From the time they were in an enclosure to their release into the natural habitat, the storks have seen a steady development of their natural instincts
CWRC, Assam, December 30, 2017: Three juvenile lesser adjutant storks that are under care at CWRC (the Centre for Wildlife Rehabilitation and Conservation, IFAW-WTI and the Assam Forest Department’s wildlife rescue, treatment and rehabilitation facility near Kaziranga National Park) are continuing their journey towards a successful rehabilitation into the wild, reports from the field say.
The storks had been rescued as fledglings and brought to CWRC on October 9 by Green Hope, an NGO working in the Nagaon-Kaziranga landscape. “Their nest had been damaged due to tree felling in a remote area in Nagaon”, recalls Dr Panjit Basumatary, the lead veterinarian at CWRC.
While the juvenile storks are still dependent on a supply of fish from CWRC, they are increasingly trying to explore their natural habitat.

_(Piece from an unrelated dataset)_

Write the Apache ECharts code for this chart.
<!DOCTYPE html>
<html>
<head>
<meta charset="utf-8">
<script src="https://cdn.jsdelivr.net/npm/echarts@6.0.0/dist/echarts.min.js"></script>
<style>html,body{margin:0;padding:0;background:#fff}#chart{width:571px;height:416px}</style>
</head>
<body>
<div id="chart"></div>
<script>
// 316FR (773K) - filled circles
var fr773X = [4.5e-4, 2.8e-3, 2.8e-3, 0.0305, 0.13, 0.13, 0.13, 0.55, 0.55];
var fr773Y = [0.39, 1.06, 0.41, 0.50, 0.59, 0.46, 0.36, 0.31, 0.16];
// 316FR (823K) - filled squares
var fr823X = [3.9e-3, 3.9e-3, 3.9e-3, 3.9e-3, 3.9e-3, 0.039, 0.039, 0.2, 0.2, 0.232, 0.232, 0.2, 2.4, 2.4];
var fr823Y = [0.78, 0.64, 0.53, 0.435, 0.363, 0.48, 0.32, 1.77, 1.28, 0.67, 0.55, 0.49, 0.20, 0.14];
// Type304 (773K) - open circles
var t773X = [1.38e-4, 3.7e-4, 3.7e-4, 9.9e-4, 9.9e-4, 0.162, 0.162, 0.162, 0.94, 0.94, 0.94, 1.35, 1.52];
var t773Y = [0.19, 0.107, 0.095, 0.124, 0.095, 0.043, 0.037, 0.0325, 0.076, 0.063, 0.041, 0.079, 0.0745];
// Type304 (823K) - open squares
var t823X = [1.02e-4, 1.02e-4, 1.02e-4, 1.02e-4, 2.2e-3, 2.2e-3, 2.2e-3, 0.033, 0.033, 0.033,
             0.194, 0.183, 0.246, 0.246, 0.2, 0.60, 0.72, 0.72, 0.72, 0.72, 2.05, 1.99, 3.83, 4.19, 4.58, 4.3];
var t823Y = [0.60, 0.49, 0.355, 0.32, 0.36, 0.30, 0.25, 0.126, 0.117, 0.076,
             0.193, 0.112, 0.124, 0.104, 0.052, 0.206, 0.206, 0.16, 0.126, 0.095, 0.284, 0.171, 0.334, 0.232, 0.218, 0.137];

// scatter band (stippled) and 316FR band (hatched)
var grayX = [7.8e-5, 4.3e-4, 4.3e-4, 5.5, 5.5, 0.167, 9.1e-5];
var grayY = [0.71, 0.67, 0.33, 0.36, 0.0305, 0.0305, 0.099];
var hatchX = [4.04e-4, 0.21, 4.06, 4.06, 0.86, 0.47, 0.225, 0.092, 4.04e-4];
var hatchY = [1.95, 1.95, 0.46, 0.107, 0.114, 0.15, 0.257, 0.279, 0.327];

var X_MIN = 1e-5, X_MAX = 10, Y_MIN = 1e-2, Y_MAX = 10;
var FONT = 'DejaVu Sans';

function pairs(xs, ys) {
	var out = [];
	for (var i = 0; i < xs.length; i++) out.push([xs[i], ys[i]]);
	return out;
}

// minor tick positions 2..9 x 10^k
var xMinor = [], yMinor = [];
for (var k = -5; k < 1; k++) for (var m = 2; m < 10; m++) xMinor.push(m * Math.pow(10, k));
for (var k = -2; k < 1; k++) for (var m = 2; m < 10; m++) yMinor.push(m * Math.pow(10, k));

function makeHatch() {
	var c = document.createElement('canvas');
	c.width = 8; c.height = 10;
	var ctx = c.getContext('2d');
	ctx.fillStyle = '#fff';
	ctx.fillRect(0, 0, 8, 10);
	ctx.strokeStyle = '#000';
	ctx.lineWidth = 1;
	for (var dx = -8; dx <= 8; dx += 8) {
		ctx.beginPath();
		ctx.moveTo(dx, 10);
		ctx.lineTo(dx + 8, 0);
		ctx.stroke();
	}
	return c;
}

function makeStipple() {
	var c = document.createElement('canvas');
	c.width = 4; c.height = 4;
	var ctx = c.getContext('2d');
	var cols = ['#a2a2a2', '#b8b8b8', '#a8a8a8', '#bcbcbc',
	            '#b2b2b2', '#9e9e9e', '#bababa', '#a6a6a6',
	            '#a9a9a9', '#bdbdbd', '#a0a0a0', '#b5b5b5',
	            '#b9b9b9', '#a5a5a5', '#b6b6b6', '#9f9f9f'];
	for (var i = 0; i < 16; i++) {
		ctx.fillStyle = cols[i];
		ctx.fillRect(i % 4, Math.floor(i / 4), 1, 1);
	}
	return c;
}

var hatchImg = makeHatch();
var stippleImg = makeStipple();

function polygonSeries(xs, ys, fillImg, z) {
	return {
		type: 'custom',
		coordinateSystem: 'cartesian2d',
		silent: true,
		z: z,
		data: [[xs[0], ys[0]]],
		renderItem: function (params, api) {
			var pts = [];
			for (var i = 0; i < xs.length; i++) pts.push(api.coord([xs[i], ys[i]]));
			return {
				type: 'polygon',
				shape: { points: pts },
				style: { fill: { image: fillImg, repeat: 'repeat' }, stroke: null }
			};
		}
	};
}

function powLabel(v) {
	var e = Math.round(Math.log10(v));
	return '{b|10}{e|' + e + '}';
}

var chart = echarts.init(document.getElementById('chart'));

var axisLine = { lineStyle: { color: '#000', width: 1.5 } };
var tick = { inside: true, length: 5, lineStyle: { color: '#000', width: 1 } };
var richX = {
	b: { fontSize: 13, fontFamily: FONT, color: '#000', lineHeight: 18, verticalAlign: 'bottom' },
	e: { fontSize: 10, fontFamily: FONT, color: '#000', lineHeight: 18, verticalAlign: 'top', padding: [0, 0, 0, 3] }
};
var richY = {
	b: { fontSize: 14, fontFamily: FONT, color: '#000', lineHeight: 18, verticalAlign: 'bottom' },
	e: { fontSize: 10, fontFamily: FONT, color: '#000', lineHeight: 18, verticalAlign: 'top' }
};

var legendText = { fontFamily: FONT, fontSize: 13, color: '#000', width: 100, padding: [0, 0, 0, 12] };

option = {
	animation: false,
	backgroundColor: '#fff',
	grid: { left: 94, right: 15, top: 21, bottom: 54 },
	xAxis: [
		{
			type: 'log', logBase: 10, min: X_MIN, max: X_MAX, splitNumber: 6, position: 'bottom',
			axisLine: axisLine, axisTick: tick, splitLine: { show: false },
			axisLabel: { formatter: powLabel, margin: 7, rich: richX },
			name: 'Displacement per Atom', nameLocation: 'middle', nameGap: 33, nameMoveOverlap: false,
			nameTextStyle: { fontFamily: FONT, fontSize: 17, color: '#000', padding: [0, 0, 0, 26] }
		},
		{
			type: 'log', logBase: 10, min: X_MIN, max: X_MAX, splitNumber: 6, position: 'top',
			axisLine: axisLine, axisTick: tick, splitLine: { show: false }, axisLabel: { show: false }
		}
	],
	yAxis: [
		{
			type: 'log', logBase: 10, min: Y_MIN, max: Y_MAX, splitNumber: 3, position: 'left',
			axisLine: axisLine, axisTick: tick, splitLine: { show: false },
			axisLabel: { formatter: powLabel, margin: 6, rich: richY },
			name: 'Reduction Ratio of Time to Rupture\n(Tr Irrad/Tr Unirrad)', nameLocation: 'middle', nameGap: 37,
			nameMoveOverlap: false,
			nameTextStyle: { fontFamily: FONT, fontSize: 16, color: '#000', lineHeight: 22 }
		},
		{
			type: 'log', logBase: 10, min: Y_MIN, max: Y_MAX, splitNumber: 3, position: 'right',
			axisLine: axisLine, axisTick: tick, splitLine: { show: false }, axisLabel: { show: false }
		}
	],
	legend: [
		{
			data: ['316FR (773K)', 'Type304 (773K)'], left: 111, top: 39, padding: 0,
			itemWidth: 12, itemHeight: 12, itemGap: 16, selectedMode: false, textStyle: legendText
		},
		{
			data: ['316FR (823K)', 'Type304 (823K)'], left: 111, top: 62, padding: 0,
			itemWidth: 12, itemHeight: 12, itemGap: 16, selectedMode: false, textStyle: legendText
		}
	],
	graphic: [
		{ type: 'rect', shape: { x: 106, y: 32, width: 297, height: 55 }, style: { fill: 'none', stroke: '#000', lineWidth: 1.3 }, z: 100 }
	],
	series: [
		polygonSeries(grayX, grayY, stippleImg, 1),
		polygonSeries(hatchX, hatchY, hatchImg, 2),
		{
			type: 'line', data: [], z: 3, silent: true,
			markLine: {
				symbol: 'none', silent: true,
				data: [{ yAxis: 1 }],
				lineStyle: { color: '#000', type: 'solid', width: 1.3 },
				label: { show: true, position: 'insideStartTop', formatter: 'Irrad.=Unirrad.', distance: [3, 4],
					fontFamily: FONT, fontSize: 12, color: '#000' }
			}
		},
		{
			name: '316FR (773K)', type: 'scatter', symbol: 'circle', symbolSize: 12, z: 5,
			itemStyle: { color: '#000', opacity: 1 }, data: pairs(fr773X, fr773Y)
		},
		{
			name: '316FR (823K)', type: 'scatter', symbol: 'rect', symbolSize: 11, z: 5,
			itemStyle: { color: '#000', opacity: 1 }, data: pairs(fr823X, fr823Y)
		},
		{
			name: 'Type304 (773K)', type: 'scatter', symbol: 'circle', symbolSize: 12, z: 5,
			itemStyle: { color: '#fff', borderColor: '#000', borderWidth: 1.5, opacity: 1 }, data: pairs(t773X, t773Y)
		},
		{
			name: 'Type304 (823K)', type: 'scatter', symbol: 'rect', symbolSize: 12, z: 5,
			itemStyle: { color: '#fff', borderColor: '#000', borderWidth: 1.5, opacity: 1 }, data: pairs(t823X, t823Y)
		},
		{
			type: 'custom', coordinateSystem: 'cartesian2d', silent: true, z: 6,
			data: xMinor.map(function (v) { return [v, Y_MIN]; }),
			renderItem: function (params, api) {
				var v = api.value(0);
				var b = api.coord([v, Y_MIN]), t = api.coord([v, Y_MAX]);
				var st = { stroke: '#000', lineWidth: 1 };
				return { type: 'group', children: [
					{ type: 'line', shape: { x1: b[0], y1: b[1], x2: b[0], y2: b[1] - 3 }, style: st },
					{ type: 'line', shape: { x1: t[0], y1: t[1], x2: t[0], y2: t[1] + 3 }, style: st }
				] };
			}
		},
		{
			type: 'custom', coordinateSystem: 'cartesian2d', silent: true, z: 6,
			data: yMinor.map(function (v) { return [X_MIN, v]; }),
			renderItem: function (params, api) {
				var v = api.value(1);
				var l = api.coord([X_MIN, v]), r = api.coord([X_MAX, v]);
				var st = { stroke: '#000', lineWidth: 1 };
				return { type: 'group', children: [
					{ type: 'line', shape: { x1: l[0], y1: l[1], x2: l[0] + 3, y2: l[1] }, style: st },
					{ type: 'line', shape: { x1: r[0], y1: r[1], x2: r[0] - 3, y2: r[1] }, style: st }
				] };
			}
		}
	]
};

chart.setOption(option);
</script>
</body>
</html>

The fledglings were housed in an isolated enclosure with a makeshift nest and water body. By end November their natural instincts were already kicking in: they were able to flap down from their nest within the enclosure, stand on their feet and walk, and return to the nest. As they gradually developed their strength and began to spread their wings to fly, they were fitted with identification rings, underwent health screenings conducted by Dr Basumatary and Dr Samshul Ali, and were released from the enclosure into CWRC’s natural habitat section in the Panbari Reserve Forest on December 16.
While the juvenile storks are still dependent on a supply of fish from CWRC, they are increasingly trying to explore their natural habitat. They search for available feed during the day and have chosen a tree on the north-eastern boundary of CWRC to perch on at night, which is a good indicator that their wild instincts are developing.
“They were in a clinically compromised state when they were brought to us over two months ago”, says Dr Ali. “Proper medical attention during hand-raising and rehabilitation has seen them to this stage. Once they learn to fish and find suitable food on their own, we believe we will see them fly away to a successful life in the wild. We are patiently waiting for that day.”